Write out each line word for word. Drop pictures.

═════ Information shown ═════

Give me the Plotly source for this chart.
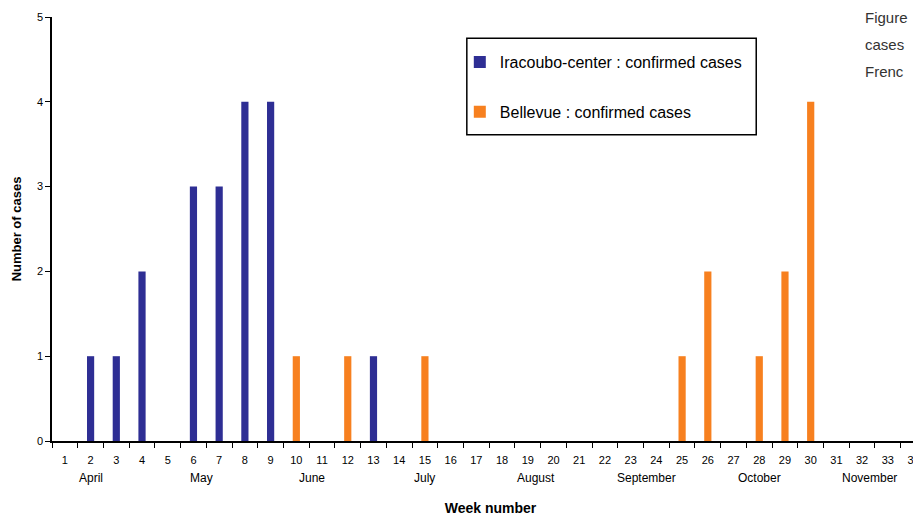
import plotly.graph_objects as go

weeks = list(range(1, 35))
iracoubo_weeks = [2, 3, 4, 6, 7, 8, 9, 13]
iracoubo_cases = [1, 1, 2, 3, 3, 4, 4, 1]
bellevue_weeks = [10, 12, 15, 25, 26, 28, 29, 30]
bellevue_cases = [1, 1, 1, 1, 2, 1, 2, 4]
months = ["April", "May", "June", "July", "August", "September", "October", "November"]
month_pos = [2.0, 6.3, 10.6, 15.0, 19.3, 23.6, 28.0, 32.3]
side_text = ["Figure", "cases", "Frenc"]

fig = go.Figure()
fig.add_trace(go.Bar(x=iracoubo_weeks, y=iracoubo_cases, name="Iracoubo-center : confirmed cases",
                     marker=dict(color="#2e2e94", line=dict(width=0)), width=0.28,
                     legendgroup="a"))
fig.add_trace(go.Bar(x=bellevue_weeks, y=bellevue_cases, name="Bellevue : confirmed cases",
                     marker=dict(color="#f7801f", line=dict(width=0)), width=0.28,
                     legendgroup="b"))

for m, p in zip(months, month_pos):
    fig.add_annotation(x=p, y=0, xref="x", yref="paper", yanchor="middle", yshift=-37,
                       text=m, showarrow=False,
                       font=dict(family="Liberation Sans", size=12, color="black"))

for i, t in enumerate(side_text):
    fig.add_annotation(x=0, y=1.0, xref="paper", yref="paper", xanchor="left", yanchor="middle",
                       xshift=811, yshift=-27 * i, showarrow=False, text=t,
                       font=dict(family="Liberation Sans", size=15, color="#333333"))

# legend frame
fig.add_shape(type="rect", xref="paper", yref="paper", x0=0.473, x1=0.803, y0=0.722, y1=0.950,
              line=dict(color="black", width=1.5), fillcolor="white", layer="below")

fig.update_layout(
    width=921, height=514,
    margin=dict(l=44, r=0, t=9, b=81),
    paper_bgcolor="white", plot_bgcolor="white",
    barmode="overlay",
    font=dict(family="Liberation Sans", color="black"),
    showlegend=True,
    legend=dict(x=0.465, y=0.934, xanchor="left", yanchor="top",
                borderwidth=0, bgcolor="rgba(0,0,0,0)",
                font=dict(size=16, family="Liberation Sans"),
                traceorder="grouped", tracegroupgap=26,
                itemwidth=30),
    xaxis=dict(range=[0.5, 34.6], tickmode="array", tickvals=weeks,
               ticktext=[str(w) for w in weeks], ticks="", showgrid=False,
               showline=True, linecolor="black", linewidth=1.5,
               tickfont=dict(size=11, family="Liberation Sans"),
               ticklabelstandoff=8,
               minor=dict(tick0=0.5, dtick=1, ticks="outside", ticklen=5,
                          tickcolor="black", showgrid=False),
               title=dict(text="<b>Week number</b>", font=dict(size=14), standoff=38),
               zeroline=False, automargin=False),
    yaxis=dict(range=[0, 5], dtick=1, ticks="outside", ticklen=5, tickcolor="black",
               showgrid=False, showline=True, linecolor="black", linewidth=1.5,
               tickfont=dict(size=11, family="Liberation Sans"),
               title=dict(text="<b>Number of cases</b>", font=dict(size=13), standoff=12),
               zeroline=False, automargin=False),
)

fig.write_html("out.html")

═════

◆ The result
Give me the Plotly source for this chart.
import plotly.graph_objects as go

weeks = list(range(1, 35))
iracoubo_weeks = [2, 3, 4, 6, 7, 8, 9, 13]
iracoubo_cases = [1, 1, 2, 3, 3, 4, 4, 1]
bellevue_weeks = [10, 12, 15, 25, 26, 28, 29, 30]
bellevue_cases = [1, 1, 1, 1, 2, 1, 2, 4]
months = ["April", "May", "June", "July", "August", "September", "October", "November"]
month_pos = [2.0, 6.3, 10.6, 15.0, 19.3, 23.6, 28.0, 32.3]
side_text = ["Figure", "cases", "Frenc"]

fig = go.Figure()
fig.add_trace(go.Bar(x=iracoubo_weeks, y=iracoubo_cases, name="Iracoubo-center : confirmed cases",
                     marker=dict(color="#2e2e94", line=dict(width=0)), width=0.28,
                     legendgroup="a"))
fig.add_trace(go.Bar(x=bellevue_weeks, y=bellevue_cases, name="Bellevue : confirmed cases",
                     marker=dict(color="#f7801f", line=dict(width=0)), width=0.28,
                     legendgroup="b"))

for m, p in zip(months, month_pos):
    fig.add_annotation(x=p, y=0, xref="x", yref="paper", yanchor="middle", yshift=-37,
                       text=m, showarrow=False,
                       font=dict(family="Liberation Sans", size=12, color="black"))

for i, t in enumerate(side_text):
    fig.add_annotation(x=0, y=1.0, xref="paper", yref="paper", xanchor="left", yanchor="middle",
                       xshift=811, yshift=-27 * i, showarrow=False, text=t,
                       font=dict(family="Liberation Sans", size=15, color="#333333"))

# legend frame
fig.add_shape(type="rect", xref="paper", yref="paper", x0=0.473, x1=0.803, y0=0.722, y1=0.950,
              line=dict(color="black", width=1.5), fillcolor="white", layer="below")

fig.update_layout(
    width=921, height=514,
    margin=dict(l=44, r=0, t=9, b=81),
    paper_bgcolor="white", plot_bgcolor="white",
    barmode="overlay",
    font=dict(family="Liberation Sans", color="black"),
    showlegend=True,
    legend=dict(x=0.465, y=0.934, xanchor="left", yanchor="top",
                borderwidth=0, bgcolor="rgba(0,0,0,0)",
                font=dict(size=16, family="Liberation Sans"),
                traceorder="grouped", tracegroupgap=26,
                itemwidth=30),
    xaxis=dict(range=[0.5, 34.6], tickmode="array", tickvals=weeks,
               ticktext=[str(w) for w in weeks], ticks="", showgrid=False,
               showline=True, linecolor="black", linewidth=1.5,
               tickfont=dict(size=11, family="Liberation Sans"),
               ticklabelstandoff=8,
               minor=dict(tick0=0.5, dtick=1, ticks="outside", ticklen=5,
                          tickcolor="black", showgrid=False),
               title=dict(text="<b>Week number</b>", font=dict(size=14), standoff=38),
               zeroline=False, automargin=False),
    yaxis=dict(range=[0, 5], dtick=1, ticks="outside", ticklen=5, tickcolor="black",
               showgrid=False, showline=True, linecolor="black", linewidth=1.5,
               tickfont=dict(size=11, family="Liberation Sans"),
               title=dict(text="<b>Number of cases</b>", font=dict(size=13), standoff=12),
               zeroline=False, automargin=False),
)

fig.write_html("out.html")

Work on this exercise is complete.